November. Darmstadt. Prize of the German PEN Centre and Hermann Kesten Medal. For courageous reporting of events in Chechnya.
2005
January. Stockholm. Olof Palme Prize, the Olof Palme Foundation. For courage and strength when reporting in difficult and dangerous circumstances, shared with Ludmila Alexeyeva and Sergey Kovalyov.
April. Leipzig. Prize for the Freedom and Future of the Media, Media Foundation of Sparkasse Leipzig. For her contribution to developing freedom of the press.
October. New York. Civil Courage Prize of the Northcote Parkinson Fund [now the Train Foundation]. For steadfast resistance to evil at great personal risk. [John Train is the father-in-law of American journalist Paul Klebnikov who was murdered in Moscow.]
2006
October [posthumously]. Tiziano Terzani International Literary Prize. To mark the rare moral courage of Anna Politkovskaya, who paid with her life for criticising abuses of power.
December. Reporter of the Year, National Union of Italian Reporters, to Anna Politkovskaya who ‘died defending her right to bring the truth to the public, and people’s right to obtain truthful and free information’.
‘Flouting the Law’, annual prize for journalism, awarded by the Open Russia Foundation.
For Valour, special award from the Artyom Borovik Prize committee.
2007
Paris. UNESCO/Guillermo Cano World Press Freedom Prize. ‘Anna Politkovskaya showed incredible courage and stubbornness in chronicling events in Chechnya after the whole world had given up on that conflict. Her dedication and fearless pursuit of the truth set the highest benchmark of journalism, not only for Russia but for the rest of the world. Indeed, Anna’s courage and commitment were so remarkable that we decided, for the first time, to award the UNESCO/Guillermo Cano World Press Freedom Prize posthumously.’
July. Washington, DC. John Aubuchon Freedom of the Press Award, the National Press Club. ‘Anna Politkovskaya, who never let death threats deter her from her remarkable reporting of the conflict in Chechnya, deserves to be remembered and honored for her courage and commitment to journalism.’
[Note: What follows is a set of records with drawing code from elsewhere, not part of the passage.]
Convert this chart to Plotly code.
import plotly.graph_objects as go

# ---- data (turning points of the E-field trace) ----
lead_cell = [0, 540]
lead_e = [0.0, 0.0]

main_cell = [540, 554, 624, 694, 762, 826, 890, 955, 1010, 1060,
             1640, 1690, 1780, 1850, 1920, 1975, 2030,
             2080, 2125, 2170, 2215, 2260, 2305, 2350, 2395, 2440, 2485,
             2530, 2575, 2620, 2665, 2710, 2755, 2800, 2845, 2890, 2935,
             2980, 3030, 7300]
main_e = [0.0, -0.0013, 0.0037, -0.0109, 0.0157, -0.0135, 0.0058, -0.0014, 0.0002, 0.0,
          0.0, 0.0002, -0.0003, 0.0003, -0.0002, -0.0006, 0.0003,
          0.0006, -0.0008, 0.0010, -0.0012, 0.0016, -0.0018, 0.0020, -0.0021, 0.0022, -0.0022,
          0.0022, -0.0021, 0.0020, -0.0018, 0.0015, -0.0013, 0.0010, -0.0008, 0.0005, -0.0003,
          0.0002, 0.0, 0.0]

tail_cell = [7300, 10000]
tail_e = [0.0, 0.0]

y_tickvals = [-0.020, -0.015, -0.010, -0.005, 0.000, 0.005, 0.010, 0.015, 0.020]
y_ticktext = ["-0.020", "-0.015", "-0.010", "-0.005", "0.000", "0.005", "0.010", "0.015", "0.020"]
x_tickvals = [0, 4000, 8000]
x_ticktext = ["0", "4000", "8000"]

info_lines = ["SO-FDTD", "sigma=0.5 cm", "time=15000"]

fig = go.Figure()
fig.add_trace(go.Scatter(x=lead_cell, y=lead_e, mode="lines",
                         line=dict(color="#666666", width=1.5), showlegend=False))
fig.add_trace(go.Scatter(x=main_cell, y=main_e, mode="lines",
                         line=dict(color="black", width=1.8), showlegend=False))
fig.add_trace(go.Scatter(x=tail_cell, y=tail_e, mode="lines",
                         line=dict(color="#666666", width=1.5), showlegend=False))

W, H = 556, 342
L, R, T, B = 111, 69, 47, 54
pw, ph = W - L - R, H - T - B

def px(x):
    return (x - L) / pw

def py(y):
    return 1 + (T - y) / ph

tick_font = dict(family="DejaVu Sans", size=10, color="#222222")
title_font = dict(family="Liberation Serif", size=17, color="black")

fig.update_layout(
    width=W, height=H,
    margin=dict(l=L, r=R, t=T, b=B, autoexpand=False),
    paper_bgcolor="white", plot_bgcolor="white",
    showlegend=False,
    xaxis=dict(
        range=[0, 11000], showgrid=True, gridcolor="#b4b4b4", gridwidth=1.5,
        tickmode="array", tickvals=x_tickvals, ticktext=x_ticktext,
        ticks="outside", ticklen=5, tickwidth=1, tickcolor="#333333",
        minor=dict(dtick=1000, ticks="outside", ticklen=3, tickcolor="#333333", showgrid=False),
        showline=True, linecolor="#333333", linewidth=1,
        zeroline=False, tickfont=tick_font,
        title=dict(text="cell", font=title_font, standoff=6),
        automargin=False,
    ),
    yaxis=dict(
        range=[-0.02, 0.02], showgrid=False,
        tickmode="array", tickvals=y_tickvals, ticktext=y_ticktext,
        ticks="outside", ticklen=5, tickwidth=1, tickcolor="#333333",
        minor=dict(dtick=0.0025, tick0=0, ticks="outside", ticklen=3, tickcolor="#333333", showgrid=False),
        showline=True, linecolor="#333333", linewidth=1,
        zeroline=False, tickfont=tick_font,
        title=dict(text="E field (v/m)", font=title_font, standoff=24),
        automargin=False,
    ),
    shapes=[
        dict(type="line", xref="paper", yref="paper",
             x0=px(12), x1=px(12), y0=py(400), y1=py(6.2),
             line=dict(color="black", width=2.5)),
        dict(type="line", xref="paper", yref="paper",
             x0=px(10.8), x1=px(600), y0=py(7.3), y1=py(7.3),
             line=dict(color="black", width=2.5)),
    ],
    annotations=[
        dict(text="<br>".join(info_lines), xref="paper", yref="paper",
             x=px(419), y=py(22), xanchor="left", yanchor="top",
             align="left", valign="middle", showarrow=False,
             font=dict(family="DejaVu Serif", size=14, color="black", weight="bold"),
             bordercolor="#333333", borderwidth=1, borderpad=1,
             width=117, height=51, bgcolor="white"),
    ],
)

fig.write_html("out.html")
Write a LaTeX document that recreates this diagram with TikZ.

September. Washington, DC. Democracy Award to Spotlight Press Freedom, the National Endowment for Democracy. ‘Throughout her distinguished career as a Russian journalist, Anna was an outspoken advocate for human rights and an end to the devastating war in Chechnya.’
October 7. The first Anna Politkovskaya Award ‘to recognise women who are defending human rights in zones of war and conflict’ was presented to Natalia Estemirova, ‘a close friend and colleague of Anna as well as a courageous human rights defender and freelance journalist, working in Chechnya for the human rights organisation, Memorial’.
The Prize was instituted by Reach All Women in War, with the support of the Nobel Peace Prize winners Mairead Maguire, Betty Williams, Jody Williams, Shirin Ebadi, Wangari Maathai, Rigoberta Menchú Tum and Archbishop Desmond Tutu, as well as Elena Bonner, Tatiana Yankelevich, President Václav Havel, Harold Pinter, The Hon. Zbigniew Brzezinski, André Glucksmann, Gloria Steinem, Sergey Kovalyov, Terry Waite, CBE, Susan Sarandon, Alexei Simonov, Gillian Slovo, Bernard-Henri Lévy, Marek Edelman (the last surviving leader of the Warsaw Ghetto uprising), Elisabeth Rehn, Mariane Pearl, Adam Michnik, Asma Jahangir, Sister Helen Prejean, Ariel Dorfman, Vanessa Redgrave, Michael Cunningham, Eve Ensler, John Sweeney, Jonathan Schell, Noam Chomsky, Marina Litvinenko, Lyudmila Alekseeva, Desmond O’Malley, Anne Nivat, Victor Fainberg, Lord Frank Judd, Lord Nicolas Rea, Lord Anthony Giddens, Lord Nazir Ahmed, Baroness Shirley Williams, Baroness Molly Meacher, Sir Nigel Rodley, Professor Yakin Erturk, Anna’s sister, Elena Kudimova, Natasha Kandic, Caroline McCormick, Sister Marya Grathwohl, Heidi Bradner, Meglena Kuneva, Elizabeth Kostova, Esther Chavez, John D. Panitza, Dubravka Ugresic, Katrina van den Heuvel, Victor Navasky, Aidan White, Holly Near, Elizabeth Frank, and many others.
Natalia Estemirova said,
‘I am proud to receive an award in Anna’s name and honouring what Anna stood for. This award is extremely important for me and my colleagues, because it will enable us to continue our work for human rights in Chechnya and to further help the victims of this war.
‘Freedom is not something given to a person. Freedom matters only if you feel free inside yourself. Anna was an absolutely free person.
‘I would like to say to the people of Europe: please do not forget that Chechnya is in Europe. Please know that we are human beings like you, we want the same things as you do. And do not ignore our suffering in exchange for cheap gas and oil. There is no such thing as suffering that can be contained behind closed doors without eventually also affecting all of us. Please stand up to protect our lives and to restore our human dignity, because in doing so, you help preserve your own.’
[Natalia Estermirova was abducted and murdered in Chechnya on 15 July 2009.]